THE INPUT:
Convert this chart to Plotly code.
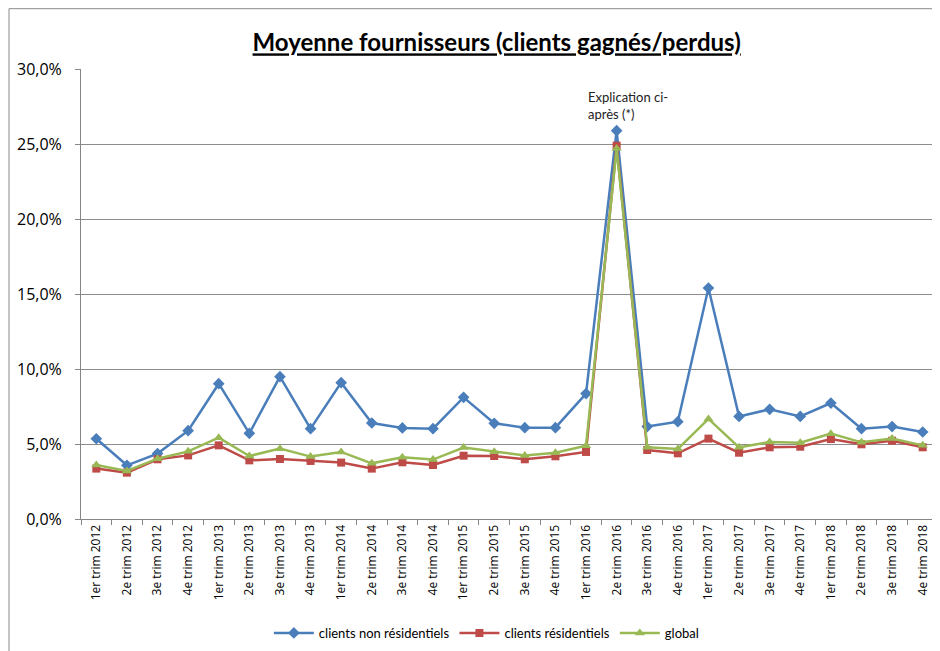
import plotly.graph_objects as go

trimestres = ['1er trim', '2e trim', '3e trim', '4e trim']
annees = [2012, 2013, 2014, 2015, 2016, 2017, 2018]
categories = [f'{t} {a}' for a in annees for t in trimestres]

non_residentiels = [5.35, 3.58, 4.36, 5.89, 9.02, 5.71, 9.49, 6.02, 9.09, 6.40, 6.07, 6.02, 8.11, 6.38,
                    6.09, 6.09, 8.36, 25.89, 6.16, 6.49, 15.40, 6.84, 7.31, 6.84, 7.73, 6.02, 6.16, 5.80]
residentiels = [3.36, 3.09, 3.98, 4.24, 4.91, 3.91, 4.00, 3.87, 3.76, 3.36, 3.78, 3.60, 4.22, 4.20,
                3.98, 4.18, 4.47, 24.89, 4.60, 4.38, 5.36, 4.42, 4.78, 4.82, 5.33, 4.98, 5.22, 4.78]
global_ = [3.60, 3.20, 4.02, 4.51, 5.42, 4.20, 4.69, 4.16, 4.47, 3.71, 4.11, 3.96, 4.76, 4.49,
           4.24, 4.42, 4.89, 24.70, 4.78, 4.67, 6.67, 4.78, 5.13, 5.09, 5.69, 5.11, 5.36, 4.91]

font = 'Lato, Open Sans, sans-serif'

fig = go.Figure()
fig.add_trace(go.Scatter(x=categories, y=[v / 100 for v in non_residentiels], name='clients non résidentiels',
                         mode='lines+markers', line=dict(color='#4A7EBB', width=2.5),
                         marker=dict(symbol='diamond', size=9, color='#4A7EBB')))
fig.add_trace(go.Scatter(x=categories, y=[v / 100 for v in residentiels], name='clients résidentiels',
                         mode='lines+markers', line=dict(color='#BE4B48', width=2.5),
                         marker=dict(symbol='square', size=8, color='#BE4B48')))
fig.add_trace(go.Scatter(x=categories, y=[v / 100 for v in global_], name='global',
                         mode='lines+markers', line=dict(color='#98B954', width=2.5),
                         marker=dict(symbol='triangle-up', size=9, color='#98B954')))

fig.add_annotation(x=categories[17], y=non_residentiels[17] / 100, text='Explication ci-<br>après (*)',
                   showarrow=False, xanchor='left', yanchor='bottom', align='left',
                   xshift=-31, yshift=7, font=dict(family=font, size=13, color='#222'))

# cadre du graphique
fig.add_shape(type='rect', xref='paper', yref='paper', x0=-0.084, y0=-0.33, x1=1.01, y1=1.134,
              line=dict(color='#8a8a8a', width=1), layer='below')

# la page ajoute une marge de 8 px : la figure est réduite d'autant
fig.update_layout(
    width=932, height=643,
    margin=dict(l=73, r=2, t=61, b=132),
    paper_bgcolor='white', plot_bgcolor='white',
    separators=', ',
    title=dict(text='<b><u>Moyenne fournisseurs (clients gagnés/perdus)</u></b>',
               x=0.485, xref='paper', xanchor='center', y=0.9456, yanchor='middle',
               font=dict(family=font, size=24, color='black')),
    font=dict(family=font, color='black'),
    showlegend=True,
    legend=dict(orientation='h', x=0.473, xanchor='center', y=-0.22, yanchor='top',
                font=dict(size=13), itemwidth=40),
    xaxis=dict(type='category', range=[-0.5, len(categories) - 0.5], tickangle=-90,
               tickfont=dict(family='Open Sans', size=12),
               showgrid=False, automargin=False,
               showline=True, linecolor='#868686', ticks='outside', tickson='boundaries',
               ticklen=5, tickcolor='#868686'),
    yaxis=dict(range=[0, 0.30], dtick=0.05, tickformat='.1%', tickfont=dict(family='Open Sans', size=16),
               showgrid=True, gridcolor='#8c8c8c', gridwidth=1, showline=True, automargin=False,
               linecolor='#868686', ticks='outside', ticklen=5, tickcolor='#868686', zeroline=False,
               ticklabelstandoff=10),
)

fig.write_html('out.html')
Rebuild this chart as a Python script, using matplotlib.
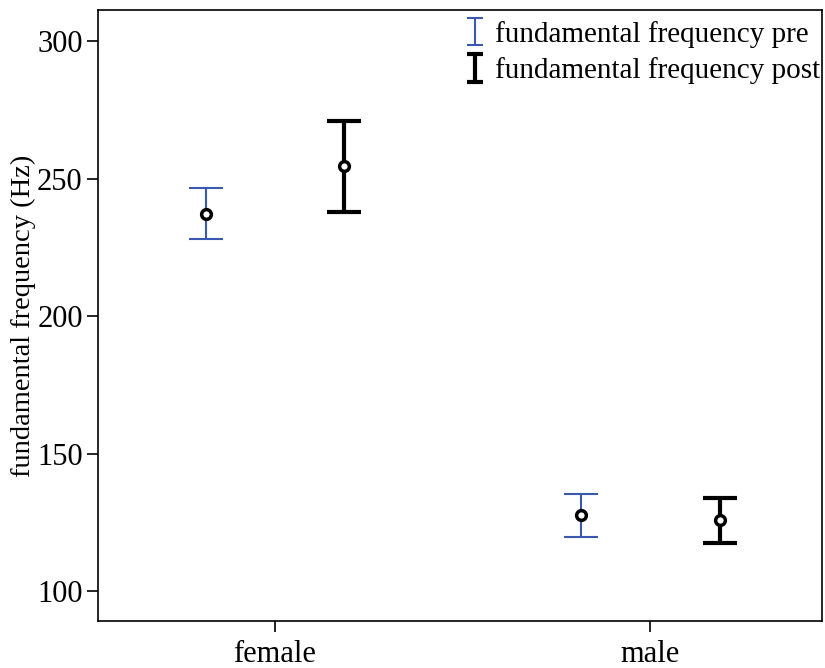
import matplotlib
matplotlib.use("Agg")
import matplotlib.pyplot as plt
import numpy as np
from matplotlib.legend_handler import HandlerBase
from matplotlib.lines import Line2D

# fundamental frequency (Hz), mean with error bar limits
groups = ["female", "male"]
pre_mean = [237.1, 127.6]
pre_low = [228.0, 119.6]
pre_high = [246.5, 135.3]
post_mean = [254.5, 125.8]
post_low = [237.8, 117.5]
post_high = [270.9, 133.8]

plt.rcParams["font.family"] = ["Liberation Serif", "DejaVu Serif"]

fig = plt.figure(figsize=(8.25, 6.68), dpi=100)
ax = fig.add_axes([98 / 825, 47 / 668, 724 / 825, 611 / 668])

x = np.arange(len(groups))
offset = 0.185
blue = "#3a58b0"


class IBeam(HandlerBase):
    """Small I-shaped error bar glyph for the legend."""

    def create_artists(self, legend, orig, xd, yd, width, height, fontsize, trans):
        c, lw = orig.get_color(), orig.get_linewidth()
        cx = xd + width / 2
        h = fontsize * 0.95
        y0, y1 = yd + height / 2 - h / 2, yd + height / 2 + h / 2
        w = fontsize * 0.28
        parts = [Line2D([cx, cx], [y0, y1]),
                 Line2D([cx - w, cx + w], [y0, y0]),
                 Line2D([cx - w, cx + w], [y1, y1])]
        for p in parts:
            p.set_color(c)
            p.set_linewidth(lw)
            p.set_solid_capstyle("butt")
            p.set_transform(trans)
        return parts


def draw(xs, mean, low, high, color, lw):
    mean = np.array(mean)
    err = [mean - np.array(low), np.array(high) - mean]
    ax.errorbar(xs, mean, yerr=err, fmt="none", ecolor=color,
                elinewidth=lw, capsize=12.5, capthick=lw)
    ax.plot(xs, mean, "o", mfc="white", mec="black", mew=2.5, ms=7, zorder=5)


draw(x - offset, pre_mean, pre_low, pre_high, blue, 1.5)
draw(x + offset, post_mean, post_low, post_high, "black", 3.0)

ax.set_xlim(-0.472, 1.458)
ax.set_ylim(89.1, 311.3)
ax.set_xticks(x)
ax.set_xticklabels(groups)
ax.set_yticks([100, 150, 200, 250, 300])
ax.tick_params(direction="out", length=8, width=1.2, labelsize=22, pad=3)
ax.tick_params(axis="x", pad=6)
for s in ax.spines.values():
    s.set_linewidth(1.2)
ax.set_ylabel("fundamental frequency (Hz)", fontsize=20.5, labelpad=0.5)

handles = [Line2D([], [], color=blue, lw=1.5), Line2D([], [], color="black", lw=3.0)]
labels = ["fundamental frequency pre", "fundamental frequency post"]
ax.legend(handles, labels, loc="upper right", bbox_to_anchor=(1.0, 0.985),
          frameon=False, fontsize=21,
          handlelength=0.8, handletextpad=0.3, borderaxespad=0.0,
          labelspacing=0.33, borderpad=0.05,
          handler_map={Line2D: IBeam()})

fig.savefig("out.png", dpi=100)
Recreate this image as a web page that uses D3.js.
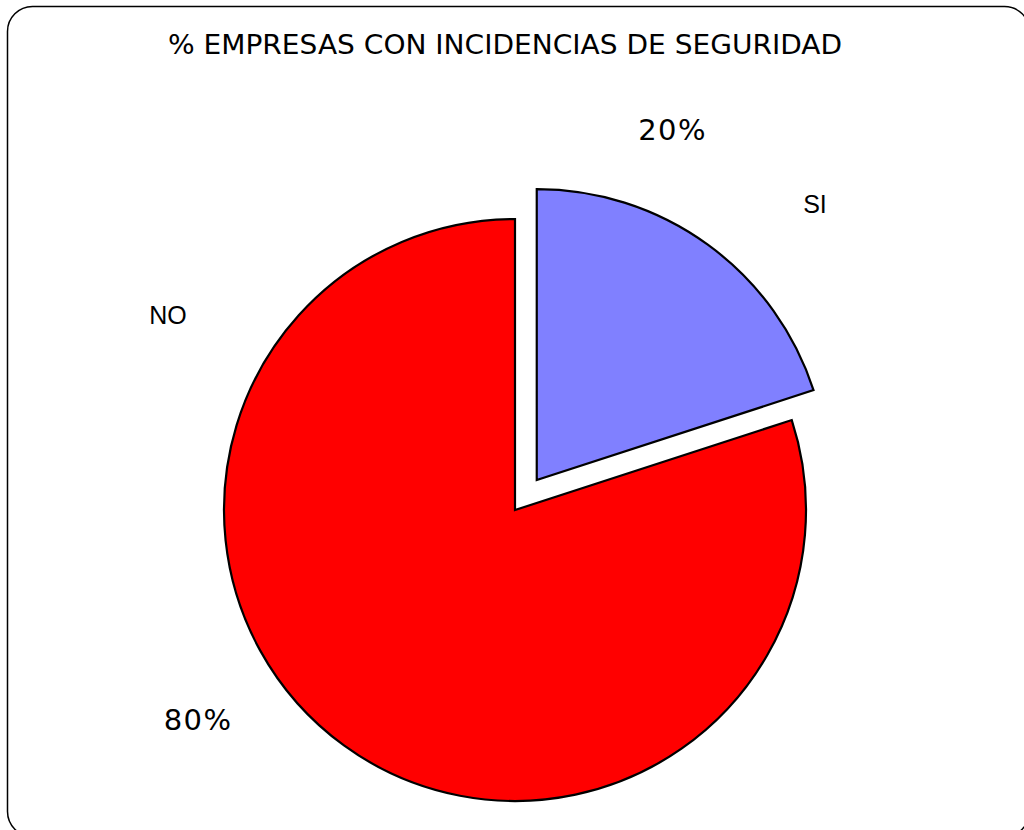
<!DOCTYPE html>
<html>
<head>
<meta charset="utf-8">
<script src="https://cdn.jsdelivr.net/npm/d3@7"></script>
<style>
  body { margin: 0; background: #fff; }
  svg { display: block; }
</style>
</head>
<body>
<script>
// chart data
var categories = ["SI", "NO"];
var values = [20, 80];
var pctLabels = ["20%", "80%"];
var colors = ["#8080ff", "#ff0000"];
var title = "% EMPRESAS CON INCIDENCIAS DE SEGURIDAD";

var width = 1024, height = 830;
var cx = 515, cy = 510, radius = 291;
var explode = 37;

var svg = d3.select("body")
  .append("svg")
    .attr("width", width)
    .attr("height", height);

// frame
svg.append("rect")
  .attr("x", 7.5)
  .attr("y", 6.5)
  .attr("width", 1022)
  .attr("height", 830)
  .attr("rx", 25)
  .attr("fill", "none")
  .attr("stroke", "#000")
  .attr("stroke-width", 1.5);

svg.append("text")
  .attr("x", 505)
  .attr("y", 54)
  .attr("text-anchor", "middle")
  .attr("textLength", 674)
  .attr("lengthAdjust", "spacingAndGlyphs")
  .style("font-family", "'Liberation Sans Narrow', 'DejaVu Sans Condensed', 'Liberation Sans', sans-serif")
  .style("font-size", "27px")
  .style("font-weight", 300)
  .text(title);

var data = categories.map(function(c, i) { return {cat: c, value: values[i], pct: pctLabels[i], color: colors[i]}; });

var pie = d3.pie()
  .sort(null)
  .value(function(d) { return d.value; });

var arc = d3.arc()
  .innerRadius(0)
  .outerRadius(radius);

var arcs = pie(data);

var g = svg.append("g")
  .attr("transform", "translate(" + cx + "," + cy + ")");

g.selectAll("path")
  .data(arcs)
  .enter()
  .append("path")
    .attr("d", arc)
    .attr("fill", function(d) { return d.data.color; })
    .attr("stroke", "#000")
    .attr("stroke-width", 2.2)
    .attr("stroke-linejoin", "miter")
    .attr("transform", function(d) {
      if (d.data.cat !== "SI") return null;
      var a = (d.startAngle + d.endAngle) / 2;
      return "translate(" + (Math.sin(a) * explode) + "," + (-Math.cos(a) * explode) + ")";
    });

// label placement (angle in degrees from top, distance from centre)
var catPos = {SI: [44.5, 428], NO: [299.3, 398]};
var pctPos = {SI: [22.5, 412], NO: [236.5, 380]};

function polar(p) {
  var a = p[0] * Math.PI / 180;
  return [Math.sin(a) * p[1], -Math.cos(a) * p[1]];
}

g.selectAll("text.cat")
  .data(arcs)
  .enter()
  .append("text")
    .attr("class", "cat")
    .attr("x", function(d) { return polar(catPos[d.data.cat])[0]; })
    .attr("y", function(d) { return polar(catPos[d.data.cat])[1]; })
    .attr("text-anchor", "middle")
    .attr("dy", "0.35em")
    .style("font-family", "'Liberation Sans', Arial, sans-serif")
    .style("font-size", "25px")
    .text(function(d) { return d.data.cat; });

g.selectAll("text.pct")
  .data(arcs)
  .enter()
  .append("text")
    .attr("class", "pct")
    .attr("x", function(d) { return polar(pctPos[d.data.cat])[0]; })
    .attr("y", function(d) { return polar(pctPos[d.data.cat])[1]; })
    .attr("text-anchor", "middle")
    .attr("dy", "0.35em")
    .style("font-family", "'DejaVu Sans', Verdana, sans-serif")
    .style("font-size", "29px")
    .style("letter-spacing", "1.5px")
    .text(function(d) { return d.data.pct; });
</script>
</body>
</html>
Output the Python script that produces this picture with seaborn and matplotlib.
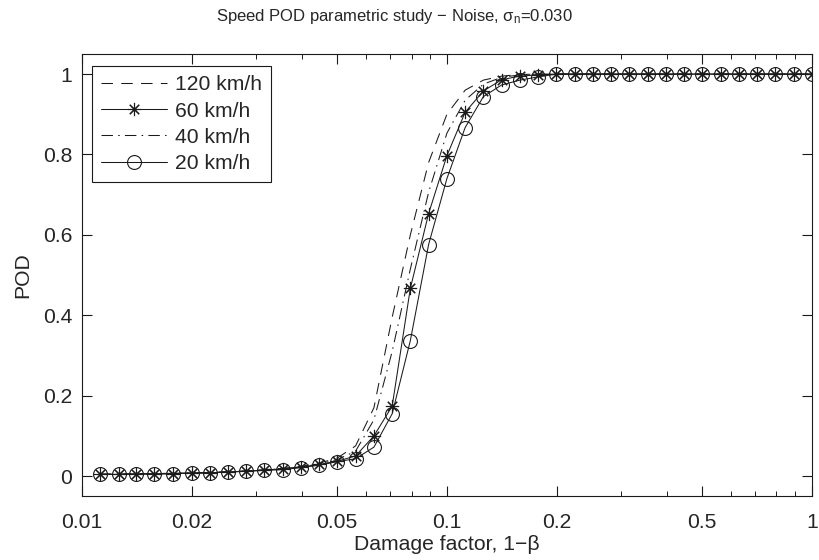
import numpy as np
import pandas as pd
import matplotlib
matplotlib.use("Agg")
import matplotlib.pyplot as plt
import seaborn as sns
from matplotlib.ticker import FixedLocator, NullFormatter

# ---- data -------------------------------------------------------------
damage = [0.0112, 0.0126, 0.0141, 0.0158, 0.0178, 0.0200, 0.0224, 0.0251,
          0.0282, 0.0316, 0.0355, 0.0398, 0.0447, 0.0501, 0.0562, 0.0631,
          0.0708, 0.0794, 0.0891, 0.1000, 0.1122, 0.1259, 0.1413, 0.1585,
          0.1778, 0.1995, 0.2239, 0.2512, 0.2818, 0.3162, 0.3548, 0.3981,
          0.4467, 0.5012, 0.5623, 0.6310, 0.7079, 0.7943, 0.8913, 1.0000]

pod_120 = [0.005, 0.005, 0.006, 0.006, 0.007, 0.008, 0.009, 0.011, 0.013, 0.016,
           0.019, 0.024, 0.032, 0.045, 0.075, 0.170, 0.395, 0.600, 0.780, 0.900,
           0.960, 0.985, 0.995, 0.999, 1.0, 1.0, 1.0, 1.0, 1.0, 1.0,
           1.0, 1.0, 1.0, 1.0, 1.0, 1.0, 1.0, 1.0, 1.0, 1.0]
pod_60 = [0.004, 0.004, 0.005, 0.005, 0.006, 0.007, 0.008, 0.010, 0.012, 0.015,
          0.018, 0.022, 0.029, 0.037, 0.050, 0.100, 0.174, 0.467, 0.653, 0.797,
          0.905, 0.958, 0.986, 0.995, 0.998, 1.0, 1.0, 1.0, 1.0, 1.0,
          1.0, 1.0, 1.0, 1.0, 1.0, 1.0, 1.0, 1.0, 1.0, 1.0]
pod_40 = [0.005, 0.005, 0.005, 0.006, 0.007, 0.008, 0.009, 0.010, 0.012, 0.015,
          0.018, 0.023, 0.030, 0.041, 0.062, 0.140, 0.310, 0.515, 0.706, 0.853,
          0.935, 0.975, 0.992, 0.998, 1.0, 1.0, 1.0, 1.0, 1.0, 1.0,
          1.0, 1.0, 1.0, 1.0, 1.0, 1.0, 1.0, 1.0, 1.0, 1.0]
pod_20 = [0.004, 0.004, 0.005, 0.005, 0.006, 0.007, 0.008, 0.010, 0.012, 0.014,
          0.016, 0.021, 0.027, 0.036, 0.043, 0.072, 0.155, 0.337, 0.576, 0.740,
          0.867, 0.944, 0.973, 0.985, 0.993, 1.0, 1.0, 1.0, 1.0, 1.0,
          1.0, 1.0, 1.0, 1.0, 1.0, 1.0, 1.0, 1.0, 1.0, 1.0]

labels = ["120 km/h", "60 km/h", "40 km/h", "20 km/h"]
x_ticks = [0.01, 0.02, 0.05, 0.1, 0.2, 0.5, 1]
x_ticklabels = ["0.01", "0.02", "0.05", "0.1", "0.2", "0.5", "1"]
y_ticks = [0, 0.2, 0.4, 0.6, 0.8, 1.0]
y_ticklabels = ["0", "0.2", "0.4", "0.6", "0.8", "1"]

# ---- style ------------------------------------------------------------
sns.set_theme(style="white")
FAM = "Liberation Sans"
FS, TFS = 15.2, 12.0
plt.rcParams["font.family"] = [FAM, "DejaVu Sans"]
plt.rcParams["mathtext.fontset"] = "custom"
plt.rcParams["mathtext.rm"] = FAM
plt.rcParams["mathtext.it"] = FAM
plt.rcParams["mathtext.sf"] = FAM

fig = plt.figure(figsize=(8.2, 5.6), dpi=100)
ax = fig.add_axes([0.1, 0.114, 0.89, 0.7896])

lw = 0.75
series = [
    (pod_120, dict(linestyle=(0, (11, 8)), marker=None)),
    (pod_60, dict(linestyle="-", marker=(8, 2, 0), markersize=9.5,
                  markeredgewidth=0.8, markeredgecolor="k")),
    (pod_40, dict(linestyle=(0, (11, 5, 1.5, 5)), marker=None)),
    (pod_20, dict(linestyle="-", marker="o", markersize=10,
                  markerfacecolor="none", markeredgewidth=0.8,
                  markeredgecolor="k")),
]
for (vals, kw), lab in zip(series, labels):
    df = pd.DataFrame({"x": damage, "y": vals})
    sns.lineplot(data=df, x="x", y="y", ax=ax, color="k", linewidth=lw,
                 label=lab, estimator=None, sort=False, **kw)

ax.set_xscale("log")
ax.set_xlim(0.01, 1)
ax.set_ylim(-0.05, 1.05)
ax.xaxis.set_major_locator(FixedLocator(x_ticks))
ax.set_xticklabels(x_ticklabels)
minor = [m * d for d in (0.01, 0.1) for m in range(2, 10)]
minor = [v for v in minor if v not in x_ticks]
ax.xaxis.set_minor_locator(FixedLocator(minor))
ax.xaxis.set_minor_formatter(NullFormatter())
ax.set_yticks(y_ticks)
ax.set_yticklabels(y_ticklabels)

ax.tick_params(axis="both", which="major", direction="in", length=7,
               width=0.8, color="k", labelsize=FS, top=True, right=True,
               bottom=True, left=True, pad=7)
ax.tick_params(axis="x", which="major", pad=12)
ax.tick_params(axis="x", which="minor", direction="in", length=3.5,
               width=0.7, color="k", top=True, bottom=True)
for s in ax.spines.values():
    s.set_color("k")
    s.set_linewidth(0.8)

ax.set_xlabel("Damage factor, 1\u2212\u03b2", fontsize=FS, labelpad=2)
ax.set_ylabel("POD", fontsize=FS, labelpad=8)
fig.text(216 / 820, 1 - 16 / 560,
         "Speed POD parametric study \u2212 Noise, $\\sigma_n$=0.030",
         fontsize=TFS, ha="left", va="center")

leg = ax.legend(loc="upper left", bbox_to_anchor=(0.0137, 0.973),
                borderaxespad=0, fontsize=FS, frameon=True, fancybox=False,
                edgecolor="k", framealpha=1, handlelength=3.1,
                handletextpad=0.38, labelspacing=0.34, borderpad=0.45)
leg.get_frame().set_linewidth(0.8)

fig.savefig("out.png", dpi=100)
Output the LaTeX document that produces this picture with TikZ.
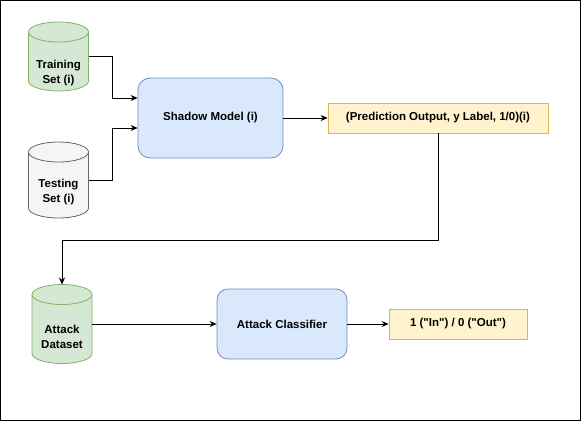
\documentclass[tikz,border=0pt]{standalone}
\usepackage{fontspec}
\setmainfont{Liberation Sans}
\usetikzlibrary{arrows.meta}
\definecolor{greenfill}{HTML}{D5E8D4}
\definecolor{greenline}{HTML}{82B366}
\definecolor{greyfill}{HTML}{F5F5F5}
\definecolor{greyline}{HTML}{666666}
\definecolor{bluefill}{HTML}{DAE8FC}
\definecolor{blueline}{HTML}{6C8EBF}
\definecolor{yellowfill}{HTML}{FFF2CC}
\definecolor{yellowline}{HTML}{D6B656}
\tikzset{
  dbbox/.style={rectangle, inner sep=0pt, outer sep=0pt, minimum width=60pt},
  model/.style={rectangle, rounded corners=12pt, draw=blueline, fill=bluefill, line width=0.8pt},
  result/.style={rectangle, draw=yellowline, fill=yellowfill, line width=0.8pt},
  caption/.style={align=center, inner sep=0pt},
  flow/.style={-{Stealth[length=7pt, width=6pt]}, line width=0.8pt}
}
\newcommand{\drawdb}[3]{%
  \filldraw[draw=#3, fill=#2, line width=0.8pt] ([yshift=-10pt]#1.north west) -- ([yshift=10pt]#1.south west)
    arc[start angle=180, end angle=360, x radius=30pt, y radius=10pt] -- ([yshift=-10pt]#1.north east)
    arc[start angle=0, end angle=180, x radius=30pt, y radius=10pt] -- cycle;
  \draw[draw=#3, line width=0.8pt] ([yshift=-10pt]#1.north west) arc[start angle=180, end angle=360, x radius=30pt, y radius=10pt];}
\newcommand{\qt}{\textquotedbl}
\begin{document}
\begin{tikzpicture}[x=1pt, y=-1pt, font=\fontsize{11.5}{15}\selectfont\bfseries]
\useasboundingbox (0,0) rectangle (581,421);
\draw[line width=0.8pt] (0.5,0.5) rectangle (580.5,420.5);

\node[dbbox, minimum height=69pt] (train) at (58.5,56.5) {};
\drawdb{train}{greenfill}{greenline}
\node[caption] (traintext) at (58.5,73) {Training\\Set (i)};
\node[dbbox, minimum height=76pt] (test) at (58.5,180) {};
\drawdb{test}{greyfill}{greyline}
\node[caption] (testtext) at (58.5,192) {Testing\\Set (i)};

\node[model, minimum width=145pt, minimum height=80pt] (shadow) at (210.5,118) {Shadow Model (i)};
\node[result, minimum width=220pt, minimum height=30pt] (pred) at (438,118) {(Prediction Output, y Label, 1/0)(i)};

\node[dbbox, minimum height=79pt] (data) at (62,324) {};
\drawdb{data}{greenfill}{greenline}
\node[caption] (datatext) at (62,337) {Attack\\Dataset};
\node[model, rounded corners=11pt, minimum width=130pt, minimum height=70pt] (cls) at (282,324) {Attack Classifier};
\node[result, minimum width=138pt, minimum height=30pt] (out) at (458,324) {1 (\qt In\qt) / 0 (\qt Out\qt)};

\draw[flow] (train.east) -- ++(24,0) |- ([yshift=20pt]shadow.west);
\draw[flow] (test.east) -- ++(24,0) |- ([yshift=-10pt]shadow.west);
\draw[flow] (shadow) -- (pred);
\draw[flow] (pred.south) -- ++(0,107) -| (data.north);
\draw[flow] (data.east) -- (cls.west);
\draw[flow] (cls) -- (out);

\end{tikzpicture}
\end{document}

INSTRUCTIONS TO FOLLOW: Using the entries above, write out exactly the lines from the one with "Output the Python" through the one with "0.4467, 0.5012, 0.5623, 0.6310, 0.7079, 0.7943, 0.8913, 1.0000]", ends included. Leave out any pictures.

EXERCISE OUTPUT:
Output the Python script that produces this picture with seaborn and matplotlib.
import numpy as np
import pandas as pd
import matplotlib
matplotlib.use("Agg")
import matplotlib.pyplot as plt
import seaborn as sns
from matplotlib.ticker import FixedLocator, NullFormatter

# ---- data -------------------------------------------------------------
damage = [0.0112, 0.0126, 0.0141, 0.0158, 0.0178, 0.0200, 0.0224, 0.0251,
          0.0282, 0.0316, 0.0355, 0.0398, 0.0447, 0.0501, 0.0562, 0.0631,
          0.0708, 0.0794, 0.0891, 0.1000, 0.1122, 0.1259, 0.1413, 0.1585,
          0.1778, 0.1995, 0.2239, 0.2512, 0.2818, 0.3162, 0.3548, 0.3981,
          0.4467, 0.5012, 0.5623, 0.6310, 0.7079, 0.7943, 0.8913, 1.0000]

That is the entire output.